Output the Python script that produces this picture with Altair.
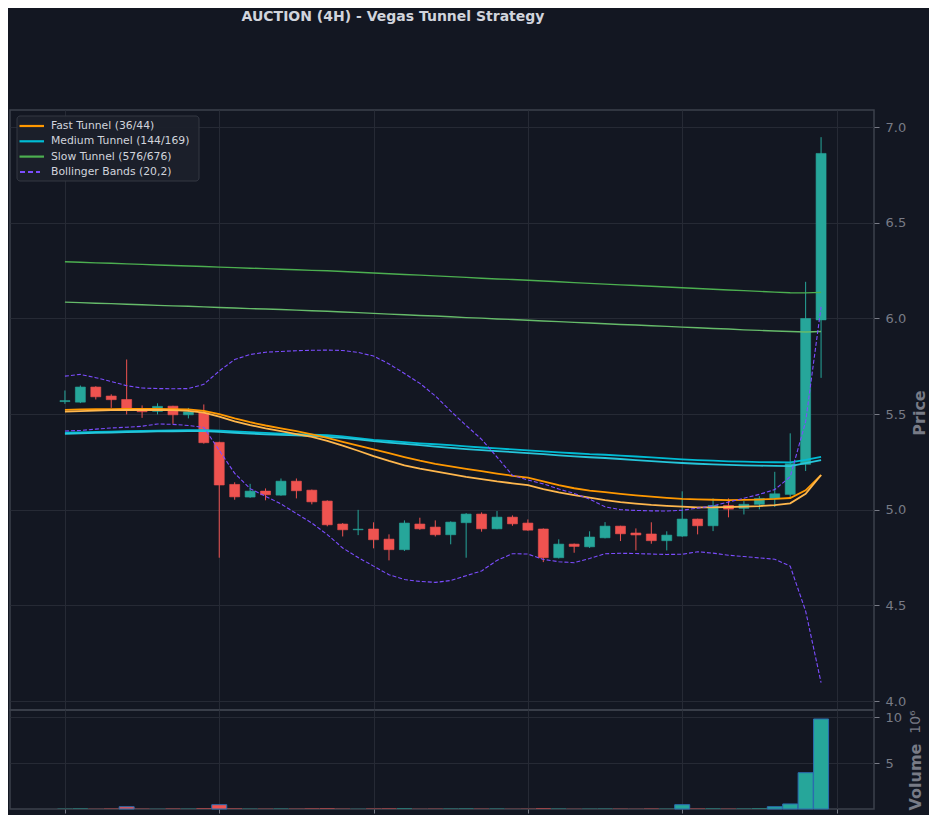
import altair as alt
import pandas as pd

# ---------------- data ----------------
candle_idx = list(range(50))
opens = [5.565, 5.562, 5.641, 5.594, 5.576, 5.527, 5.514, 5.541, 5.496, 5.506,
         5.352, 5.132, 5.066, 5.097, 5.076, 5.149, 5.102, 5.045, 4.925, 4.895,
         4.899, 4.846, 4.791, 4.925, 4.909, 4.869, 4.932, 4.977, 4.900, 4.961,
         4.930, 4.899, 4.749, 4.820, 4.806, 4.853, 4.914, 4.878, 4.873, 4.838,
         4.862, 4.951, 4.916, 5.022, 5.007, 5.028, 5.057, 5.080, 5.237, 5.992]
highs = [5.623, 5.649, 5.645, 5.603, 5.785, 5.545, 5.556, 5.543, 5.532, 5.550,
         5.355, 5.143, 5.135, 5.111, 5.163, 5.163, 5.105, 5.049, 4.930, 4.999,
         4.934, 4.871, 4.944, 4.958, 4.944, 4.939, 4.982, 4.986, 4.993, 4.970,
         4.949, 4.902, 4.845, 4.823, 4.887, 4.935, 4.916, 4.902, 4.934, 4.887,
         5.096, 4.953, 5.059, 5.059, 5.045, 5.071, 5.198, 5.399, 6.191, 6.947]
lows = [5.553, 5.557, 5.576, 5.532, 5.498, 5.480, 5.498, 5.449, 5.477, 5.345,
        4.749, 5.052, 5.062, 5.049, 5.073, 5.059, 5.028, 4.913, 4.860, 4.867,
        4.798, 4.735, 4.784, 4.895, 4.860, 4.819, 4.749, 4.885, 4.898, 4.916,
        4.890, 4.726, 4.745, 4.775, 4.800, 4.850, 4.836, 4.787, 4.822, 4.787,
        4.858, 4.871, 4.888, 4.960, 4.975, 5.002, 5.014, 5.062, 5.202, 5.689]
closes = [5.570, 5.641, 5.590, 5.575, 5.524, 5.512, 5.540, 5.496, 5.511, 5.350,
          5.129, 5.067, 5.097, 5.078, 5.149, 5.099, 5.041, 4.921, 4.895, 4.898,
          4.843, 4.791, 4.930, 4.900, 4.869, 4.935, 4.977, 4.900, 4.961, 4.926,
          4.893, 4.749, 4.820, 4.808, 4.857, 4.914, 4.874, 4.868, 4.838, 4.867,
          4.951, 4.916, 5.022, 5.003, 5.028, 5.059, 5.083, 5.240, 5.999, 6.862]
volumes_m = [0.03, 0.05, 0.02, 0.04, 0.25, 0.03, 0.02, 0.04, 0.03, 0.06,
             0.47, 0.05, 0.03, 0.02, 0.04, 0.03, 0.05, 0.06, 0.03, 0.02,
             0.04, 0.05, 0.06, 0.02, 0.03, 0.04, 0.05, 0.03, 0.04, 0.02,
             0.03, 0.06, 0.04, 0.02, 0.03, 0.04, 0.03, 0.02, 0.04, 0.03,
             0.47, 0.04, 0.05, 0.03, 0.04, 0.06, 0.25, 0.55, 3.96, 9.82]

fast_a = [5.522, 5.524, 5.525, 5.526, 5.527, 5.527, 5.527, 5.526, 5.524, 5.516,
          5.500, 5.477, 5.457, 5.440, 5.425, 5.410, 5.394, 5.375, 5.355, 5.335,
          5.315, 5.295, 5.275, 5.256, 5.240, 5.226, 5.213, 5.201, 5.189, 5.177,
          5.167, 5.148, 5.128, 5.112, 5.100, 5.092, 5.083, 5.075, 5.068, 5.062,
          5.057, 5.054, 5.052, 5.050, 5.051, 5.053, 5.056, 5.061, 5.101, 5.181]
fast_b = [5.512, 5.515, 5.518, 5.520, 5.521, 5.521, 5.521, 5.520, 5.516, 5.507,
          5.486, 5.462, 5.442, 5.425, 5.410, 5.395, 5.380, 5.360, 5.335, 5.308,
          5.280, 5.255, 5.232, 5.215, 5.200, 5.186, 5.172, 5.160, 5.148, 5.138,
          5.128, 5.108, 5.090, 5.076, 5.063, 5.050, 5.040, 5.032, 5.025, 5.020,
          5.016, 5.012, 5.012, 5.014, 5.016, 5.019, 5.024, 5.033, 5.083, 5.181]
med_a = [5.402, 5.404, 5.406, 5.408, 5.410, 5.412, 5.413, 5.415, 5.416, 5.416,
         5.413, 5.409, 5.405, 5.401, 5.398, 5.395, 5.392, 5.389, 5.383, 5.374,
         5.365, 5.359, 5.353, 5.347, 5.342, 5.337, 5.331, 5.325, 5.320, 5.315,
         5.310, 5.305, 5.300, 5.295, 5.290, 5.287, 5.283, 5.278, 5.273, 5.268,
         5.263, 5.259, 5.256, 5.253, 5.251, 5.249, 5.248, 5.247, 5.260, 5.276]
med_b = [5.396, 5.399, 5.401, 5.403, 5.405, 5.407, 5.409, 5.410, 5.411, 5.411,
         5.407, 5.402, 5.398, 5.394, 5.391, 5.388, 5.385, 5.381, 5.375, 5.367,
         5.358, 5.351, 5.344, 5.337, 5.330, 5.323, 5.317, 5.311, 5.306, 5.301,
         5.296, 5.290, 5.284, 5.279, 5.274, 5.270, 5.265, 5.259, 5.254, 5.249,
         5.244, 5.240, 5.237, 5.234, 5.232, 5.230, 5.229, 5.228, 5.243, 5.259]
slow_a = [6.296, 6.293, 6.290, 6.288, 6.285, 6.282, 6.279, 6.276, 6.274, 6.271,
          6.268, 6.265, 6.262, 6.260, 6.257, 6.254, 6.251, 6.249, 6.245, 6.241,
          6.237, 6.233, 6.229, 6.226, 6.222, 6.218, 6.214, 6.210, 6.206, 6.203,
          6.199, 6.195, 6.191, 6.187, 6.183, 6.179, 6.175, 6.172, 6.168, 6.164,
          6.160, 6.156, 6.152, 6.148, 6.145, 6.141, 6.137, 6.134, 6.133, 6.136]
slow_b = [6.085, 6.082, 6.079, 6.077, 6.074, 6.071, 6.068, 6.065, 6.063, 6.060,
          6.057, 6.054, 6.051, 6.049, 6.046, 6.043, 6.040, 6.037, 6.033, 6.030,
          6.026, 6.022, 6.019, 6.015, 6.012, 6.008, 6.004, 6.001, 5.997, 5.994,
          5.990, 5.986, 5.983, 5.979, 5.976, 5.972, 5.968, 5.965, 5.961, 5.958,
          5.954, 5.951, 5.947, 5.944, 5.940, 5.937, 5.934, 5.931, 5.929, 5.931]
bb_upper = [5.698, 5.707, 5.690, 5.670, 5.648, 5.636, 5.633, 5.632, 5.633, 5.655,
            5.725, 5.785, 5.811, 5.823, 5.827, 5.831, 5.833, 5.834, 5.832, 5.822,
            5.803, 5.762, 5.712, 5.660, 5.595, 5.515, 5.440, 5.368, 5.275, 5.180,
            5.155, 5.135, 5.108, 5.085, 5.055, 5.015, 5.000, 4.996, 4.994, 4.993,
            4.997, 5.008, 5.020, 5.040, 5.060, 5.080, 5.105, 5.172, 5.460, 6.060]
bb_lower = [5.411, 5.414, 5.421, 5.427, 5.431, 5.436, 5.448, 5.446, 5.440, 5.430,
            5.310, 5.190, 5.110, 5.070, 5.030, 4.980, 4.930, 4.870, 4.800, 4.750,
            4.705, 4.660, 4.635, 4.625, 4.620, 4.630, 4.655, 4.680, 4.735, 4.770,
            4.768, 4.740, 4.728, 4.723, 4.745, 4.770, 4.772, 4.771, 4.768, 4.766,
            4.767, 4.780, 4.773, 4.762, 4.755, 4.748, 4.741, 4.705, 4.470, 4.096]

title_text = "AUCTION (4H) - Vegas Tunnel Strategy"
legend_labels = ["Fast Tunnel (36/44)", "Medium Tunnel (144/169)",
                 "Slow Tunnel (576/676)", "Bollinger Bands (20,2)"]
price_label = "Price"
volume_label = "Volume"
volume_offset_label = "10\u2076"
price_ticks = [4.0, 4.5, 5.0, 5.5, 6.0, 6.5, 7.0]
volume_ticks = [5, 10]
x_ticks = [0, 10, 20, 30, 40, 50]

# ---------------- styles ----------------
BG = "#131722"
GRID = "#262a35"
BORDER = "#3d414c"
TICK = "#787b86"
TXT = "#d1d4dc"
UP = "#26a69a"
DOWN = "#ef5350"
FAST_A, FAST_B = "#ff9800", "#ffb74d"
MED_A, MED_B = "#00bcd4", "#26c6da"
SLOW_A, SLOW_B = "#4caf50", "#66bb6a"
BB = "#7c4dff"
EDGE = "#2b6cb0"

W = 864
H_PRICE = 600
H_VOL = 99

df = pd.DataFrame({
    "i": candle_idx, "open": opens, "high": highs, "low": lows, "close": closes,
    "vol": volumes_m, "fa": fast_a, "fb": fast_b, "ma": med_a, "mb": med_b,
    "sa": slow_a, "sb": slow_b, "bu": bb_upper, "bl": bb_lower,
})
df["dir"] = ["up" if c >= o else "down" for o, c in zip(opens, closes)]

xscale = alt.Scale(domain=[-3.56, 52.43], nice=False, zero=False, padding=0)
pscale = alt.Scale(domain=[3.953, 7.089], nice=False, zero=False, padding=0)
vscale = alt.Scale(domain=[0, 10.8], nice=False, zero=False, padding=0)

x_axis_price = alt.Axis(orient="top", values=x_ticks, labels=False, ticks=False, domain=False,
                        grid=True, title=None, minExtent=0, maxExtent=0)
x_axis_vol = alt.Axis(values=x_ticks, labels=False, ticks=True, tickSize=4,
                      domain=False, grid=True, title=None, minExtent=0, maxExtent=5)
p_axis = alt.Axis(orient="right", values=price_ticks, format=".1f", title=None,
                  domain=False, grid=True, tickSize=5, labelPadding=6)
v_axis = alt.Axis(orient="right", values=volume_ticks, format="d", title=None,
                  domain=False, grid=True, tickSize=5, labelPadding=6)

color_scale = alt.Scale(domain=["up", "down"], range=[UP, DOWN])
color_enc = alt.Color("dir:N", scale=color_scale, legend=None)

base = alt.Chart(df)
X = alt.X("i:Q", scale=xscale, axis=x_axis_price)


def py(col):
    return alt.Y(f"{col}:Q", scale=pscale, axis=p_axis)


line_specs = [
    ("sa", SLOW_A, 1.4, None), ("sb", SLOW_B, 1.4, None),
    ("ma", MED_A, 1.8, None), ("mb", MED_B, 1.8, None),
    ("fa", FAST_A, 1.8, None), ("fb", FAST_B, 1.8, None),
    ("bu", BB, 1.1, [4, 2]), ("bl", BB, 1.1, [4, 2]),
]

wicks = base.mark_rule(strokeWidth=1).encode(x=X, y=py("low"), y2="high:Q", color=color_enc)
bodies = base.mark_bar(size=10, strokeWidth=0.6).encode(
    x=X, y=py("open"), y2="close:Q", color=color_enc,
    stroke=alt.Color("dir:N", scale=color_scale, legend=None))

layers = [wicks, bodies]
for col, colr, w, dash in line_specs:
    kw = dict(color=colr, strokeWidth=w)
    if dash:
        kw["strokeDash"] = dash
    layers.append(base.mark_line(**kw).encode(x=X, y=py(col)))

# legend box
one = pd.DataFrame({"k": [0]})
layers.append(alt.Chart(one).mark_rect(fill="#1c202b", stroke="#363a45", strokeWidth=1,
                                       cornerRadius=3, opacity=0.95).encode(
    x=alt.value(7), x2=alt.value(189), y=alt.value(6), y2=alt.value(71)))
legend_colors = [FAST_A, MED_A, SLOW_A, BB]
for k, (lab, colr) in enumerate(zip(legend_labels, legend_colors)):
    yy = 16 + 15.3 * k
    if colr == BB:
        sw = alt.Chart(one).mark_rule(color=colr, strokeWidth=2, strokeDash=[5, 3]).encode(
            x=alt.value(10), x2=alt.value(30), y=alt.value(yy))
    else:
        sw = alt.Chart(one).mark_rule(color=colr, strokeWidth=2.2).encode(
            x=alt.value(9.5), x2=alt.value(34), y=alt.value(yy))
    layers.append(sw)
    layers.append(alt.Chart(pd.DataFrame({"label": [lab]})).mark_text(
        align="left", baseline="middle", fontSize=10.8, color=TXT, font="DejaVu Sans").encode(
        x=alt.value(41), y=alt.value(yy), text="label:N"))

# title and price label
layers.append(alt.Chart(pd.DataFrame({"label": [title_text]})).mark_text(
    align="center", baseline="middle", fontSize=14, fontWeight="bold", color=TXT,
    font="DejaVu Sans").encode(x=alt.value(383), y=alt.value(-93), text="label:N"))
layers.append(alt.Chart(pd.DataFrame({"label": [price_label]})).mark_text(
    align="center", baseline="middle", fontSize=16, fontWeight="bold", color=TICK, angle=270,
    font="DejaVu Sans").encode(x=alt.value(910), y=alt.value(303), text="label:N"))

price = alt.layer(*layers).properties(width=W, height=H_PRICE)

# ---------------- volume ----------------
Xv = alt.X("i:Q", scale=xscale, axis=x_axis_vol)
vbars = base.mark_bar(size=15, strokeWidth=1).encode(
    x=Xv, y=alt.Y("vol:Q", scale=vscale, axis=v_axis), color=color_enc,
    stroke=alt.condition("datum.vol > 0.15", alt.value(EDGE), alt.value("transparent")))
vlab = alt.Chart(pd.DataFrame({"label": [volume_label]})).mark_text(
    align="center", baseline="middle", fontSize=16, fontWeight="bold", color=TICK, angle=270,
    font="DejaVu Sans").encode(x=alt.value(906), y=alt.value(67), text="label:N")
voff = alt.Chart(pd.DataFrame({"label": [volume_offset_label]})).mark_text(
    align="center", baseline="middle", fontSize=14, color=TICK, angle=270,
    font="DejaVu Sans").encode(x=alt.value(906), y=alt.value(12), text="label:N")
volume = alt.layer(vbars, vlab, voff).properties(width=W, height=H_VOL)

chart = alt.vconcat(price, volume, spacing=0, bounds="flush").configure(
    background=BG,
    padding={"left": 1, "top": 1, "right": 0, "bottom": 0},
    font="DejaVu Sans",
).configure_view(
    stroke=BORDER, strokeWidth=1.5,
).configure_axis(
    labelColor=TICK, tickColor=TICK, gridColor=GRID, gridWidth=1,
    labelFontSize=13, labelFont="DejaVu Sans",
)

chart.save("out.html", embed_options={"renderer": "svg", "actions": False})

+ + + +

EXERCISE GOAL: Return exactly what appears from the opening line of the material through the line with "import pandas as pd", apart from the pictures.

RESULT:
Output the Python script that produces this picture with Altair.
import altair as alt
import pandas as pd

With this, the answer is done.